- What you are asked to do -
Keep the pictures out of the copy and print all the entries below exactly.

- Record set -
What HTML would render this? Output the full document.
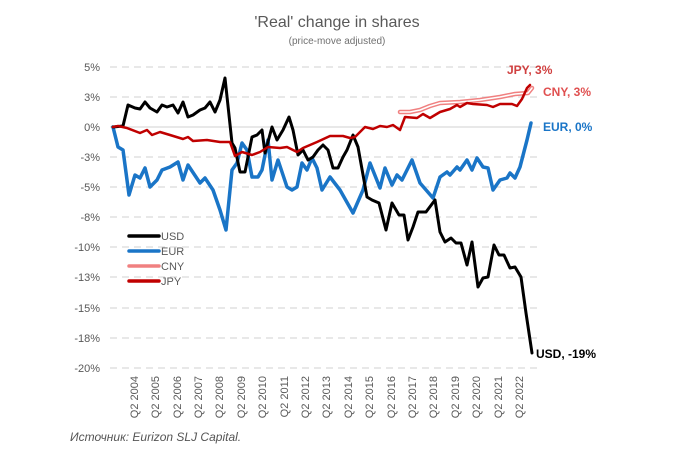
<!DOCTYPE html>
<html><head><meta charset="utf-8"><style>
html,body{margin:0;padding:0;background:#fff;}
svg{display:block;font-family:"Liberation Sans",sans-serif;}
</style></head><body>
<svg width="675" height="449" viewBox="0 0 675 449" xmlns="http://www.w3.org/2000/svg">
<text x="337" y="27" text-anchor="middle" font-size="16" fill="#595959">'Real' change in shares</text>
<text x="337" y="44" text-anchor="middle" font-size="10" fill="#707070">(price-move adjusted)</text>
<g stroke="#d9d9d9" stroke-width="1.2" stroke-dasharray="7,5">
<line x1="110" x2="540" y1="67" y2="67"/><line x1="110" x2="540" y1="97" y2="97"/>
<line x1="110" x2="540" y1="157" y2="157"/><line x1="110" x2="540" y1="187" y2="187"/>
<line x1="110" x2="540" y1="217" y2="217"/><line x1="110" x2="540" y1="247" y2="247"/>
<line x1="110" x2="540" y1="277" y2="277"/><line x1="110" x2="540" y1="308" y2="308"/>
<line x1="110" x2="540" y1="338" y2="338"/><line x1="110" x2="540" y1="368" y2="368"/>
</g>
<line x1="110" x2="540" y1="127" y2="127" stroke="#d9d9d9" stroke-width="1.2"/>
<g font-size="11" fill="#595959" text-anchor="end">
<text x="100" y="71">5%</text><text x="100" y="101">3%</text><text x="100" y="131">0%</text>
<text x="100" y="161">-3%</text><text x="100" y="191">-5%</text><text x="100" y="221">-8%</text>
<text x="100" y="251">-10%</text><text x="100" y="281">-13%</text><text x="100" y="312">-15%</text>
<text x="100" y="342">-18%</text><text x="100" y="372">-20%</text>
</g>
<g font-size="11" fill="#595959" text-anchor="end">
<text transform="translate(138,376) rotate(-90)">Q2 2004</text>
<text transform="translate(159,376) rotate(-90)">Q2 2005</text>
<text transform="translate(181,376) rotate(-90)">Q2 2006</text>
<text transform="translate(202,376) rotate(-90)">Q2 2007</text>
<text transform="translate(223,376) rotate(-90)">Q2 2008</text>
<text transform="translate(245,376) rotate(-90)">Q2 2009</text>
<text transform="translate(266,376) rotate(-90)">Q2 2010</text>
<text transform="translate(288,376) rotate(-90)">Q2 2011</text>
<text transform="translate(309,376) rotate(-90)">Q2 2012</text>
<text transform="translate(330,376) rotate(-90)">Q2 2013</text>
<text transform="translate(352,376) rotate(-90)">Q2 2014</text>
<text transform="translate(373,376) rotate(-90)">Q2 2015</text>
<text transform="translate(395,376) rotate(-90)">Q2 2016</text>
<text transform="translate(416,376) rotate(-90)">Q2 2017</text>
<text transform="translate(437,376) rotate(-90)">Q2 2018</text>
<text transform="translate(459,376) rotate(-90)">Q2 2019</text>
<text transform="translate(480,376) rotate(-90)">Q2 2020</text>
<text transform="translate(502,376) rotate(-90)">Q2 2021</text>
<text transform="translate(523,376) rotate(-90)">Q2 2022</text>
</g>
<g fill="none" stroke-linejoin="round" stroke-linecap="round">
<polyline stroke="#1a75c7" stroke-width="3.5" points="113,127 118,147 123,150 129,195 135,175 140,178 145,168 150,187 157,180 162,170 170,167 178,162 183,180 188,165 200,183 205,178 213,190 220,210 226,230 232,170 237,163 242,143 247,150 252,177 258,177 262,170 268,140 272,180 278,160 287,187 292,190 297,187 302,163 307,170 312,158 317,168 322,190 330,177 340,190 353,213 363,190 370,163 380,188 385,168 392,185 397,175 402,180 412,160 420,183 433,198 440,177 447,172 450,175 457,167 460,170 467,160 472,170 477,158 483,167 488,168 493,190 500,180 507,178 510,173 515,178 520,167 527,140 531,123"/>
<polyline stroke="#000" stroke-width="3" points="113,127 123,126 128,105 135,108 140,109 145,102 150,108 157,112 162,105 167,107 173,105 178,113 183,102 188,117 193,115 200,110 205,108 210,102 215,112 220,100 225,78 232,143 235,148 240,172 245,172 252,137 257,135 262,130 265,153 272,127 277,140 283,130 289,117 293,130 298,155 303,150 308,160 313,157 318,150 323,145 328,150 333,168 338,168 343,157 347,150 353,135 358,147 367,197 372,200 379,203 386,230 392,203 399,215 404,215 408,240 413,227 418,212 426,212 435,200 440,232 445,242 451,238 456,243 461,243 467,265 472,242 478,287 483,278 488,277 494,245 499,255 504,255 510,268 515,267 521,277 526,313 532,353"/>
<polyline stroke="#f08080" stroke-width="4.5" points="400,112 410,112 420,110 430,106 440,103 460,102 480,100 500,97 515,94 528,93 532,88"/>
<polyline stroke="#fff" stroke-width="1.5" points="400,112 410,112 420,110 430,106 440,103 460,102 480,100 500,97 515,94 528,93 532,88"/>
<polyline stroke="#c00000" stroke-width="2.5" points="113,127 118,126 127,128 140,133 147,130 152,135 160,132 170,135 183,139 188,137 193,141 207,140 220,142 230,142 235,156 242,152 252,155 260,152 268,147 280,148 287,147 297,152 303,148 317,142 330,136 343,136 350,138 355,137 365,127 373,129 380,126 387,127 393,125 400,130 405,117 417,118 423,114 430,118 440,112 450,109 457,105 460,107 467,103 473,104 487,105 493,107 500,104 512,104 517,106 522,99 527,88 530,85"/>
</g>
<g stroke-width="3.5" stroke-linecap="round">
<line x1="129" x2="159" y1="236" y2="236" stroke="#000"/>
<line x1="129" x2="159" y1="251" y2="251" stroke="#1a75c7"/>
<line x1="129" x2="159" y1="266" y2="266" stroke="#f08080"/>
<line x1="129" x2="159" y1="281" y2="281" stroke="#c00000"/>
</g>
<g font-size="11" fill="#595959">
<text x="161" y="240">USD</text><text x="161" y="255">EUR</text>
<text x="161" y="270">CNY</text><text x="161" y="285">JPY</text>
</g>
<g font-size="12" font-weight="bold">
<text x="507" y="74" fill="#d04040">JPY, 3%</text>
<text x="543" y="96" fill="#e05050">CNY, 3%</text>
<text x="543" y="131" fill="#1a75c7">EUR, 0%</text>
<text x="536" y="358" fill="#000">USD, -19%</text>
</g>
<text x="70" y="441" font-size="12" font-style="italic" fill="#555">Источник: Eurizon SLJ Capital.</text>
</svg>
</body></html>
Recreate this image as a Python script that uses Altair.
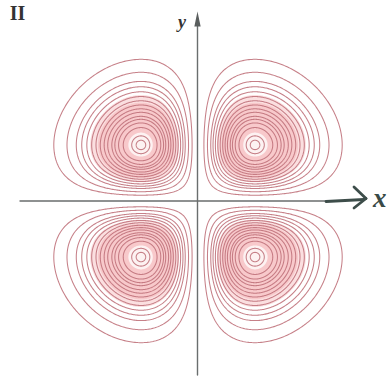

- In response -
What HTML would render this? Output the full document.
<!DOCTYPE html>
<html><head><meta charset="utf-8"><style>
html,body{margin:0;padding:0;background:#fff;}
svg{display:block;font-family:"Liberation Sans",sans-serif;}
</style></head><body>
<svg width="675" height="449" viewBox="0 0 675 449" xmlns="http://www.w3.org/2000/svg">
<text x="337" y="27" text-anchor="middle" font-size="16" fill="#595959">'Real' change in shares</text>
<text x="337" y="44" text-anchor="middle" font-size="10" fill="#707070">(price-move adjusted)</text>
<g stroke="#d9d9d9" stroke-width="1.2" stroke-dasharray="7,5">
<line x1="110" x2="540" y1="67" y2="67"/><line x1="110" x2="540" y1="97" y2="97"/>
<line x1="110" x2="540" y1="157" y2="157"/><line x1="110" x2="540" y1="187" y2="187"/>
<line x1="110" x2="540" y1="217" y2="217"/><line x1="110" x2="540" y1="247" y2="247"/>
<line x1="110" x2="540" y1="277" y2="277"/><line x1="110" x2="540" y1="308" y2="308"/>
<line x1="110" x2="540" y1="338" y2="338"/><line x1="110" x2="540" y1="368" y2="368"/>
</g>
<line x1="110" x2="540" y1="127" y2="127" stroke="#d9d9d9" stroke-width="1.2"/>
<g font-size="11" fill="#595959" text-anchor="end">
<text x="100" y="71">5%</text><text x="100" y="101">3%</text><text x="100" y="131">0%</text>
<text x="100" y="161">-3%</text><text x="100" y="191">-5%</text><text x="100" y="221">-8%</text>
<text x="100" y="251">-10%</text><text x="100" y="281">-13%</text><text x="100" y="312">-15%</text>
<text x="100" y="342">-18%</text><text x="100" y="372">-20%</text>
</g>
<g font-size="11" fill="#595959" text-anchor="end">
<text transform="translate(138,376) rotate(-90)">Q2 2004</text>
<text transform="translate(159,376) rotate(-90)">Q2 2005</text>
<text transform="translate(181,376) rotate(-90)">Q2 2006</text>
<text transform="translate(202,376) rotate(-90)">Q2 2007</text>
<text transform="translate(223,376) rotate(-90)">Q2 2008</text>
<text transform="translate(245,376) rotate(-90)">Q2 2009</text>
<text transform="translate(266,376) rotate(-90)">Q2 2010</text>
<text transform="translate(288,376) rotate(-90)">Q2 2011</text>
<text transform="translate(309,376) rotate(-90)">Q2 2012</text>
<text transform="translate(330,376) rotate(-90)">Q2 2013</text>
<text transform="translate(352,376) rotate(-90)">Q2 2014</text>
<text transform="translate(373,376) rotate(-90)">Q2 2015</text>
<text transform="translate(395,376) rotate(-90)">Q2 2016</text>
<text transform="translate(416,376) rotate(-90)">Q2 2017</text>
<text transform="translate(437,376) rotate(-90)">Q2 2018</text>
<text transform="translate(459,376) rotate(-90)">Q2 2019</text>
<text transform="translate(480,376) rotate(-90)">Q2 2020</text>
<text transform="translate(502,376) rotate(-90)">Q2 2021</text>
<text transform="translate(523,376) rotate(-90)">Q2 2022</text>
</g>
<g fill="none" stroke-linejoin="round" stroke-linecap="round">
<polyline stroke="#1a75c7" stroke-width="3.5" points="113,127 118,147 123,150 129,195 135,175 140,178 145,168 150,187 157,180 162,170 170,167 178,162 183,180 188,165 200,183 205,178 213,190 220,210 226,230 232,170 237,163 242,143 247,150 252,177 258,177 262,170 268,140 272,180 278,160 287,187 292,190 297,187 302,163 307,170 312,158 317,168 322,190 330,177 340,190 353,213 363,190 370,163 380,188 385,168 392,185 397,175 402,180 412,160 420,183 433,198 440,177 447,172 450,175 457,167 460,170 467,160 472,170 477,158 483,167 488,168 493,190 500,180 507,178 510,173 515,178 520,167 527,140 531,123"/>
<polyline stroke="#000" stroke-width="3" points="113,127 123,126 128,105 135,108 140,109 145,102 150,108 157,112 162,105 167,107 173,105 178,113 183,102 188,117 193,115 200,110 205,108 210,102 215,112 220,100 225,78 232,143 235,148 240,172 245,172 252,137 257,135 262,130 265,153 272,127 277,140 283,130 289,117 293,130 298,155 303,150 308,160 313,157 318,150 323,145 328,150 333,168 338,168 343,157 347,150 353,135 358,147 367,197 372,200 379,203 386,230 392,203 399,215 404,215 408,240 413,227 418,212 426,212 435,200 440,232 445,242 451,238 456,243 461,243 467,265 472,242 478,287 483,278 488,277 494,245 499,255 504,255 510,268 515,267 521,277 526,313 532,353"/>
<polyline stroke="#f08080" stroke-width="4.5" points="400,112 410,112 420,110 430,106 440,103 460,102 480,100 500,97 515,94 528,93 532,88"/>
<polyline stroke="#fff" stroke-width="1.5" points="400,112 410,112 420,110 430,106 440,103 460,102 480,100 500,97 515,94 528,93 532,88"/>
<polyline stroke="#c00000" stroke-width="2.5" points="113,127 118,126 127,128 140,133 147,130 152,135 160,132 170,135 183,139 188,137 193,141 207,140 220,142 230,142 235,156 242,152 252,155 260,152 268,147 280,148 287,147 297,152 303,148 317,142 330,136 343,136 350,138 355,137 365,127 373,129 380,126 387,127 393,125 400,130 405,117 417,118 423,114 430,118 440,112 450,109 457,105 460,107 467,103 473,104 487,105 493,107 500,104 512,104 517,106 522,99 527,88 530,85"/>
</g>
<g stroke-width="3.5" stroke-linecap="round">
<line x1="129" x2="159" y1="236" y2="236" stroke="#000"/>
<line x1="129" x2="159" y1="251" y2="251" stroke="#1a75c7"/>
<line x1="129" x2="159" y1="266" y2="266" stroke="#f08080"/>
<line x1="129" x2="159" y1="281" y2="281" stroke="#c00000"/>
</g>
<g font-size="11" fill="#595959">
<text x="161" y="240">USD</text><text x="161" y="255">EUR</text>
<text x="161" y="270">CNY</text><text x="161" y="285">JPY</text>
</g>
<g font-size="12" font-weight="bold">
<text x="507" y="74" fill="#d04040">JPY, 3%</text>
<text x="543" y="96" fill="#e05050">CNY, 3%</text>
<text x="543" y="131" fill="#1a75c7">EUR, 0%</text>
<text x="536" y="358" fill="#000">USD, -19%</text>
</g>
<text x="70" y="441" font-size="12" font-style="italic" fill="#555">Источник: Eurizon SLJ Capital.</text>
</svg>
</body></html>
Recreate this image as a Python script that uses Altair.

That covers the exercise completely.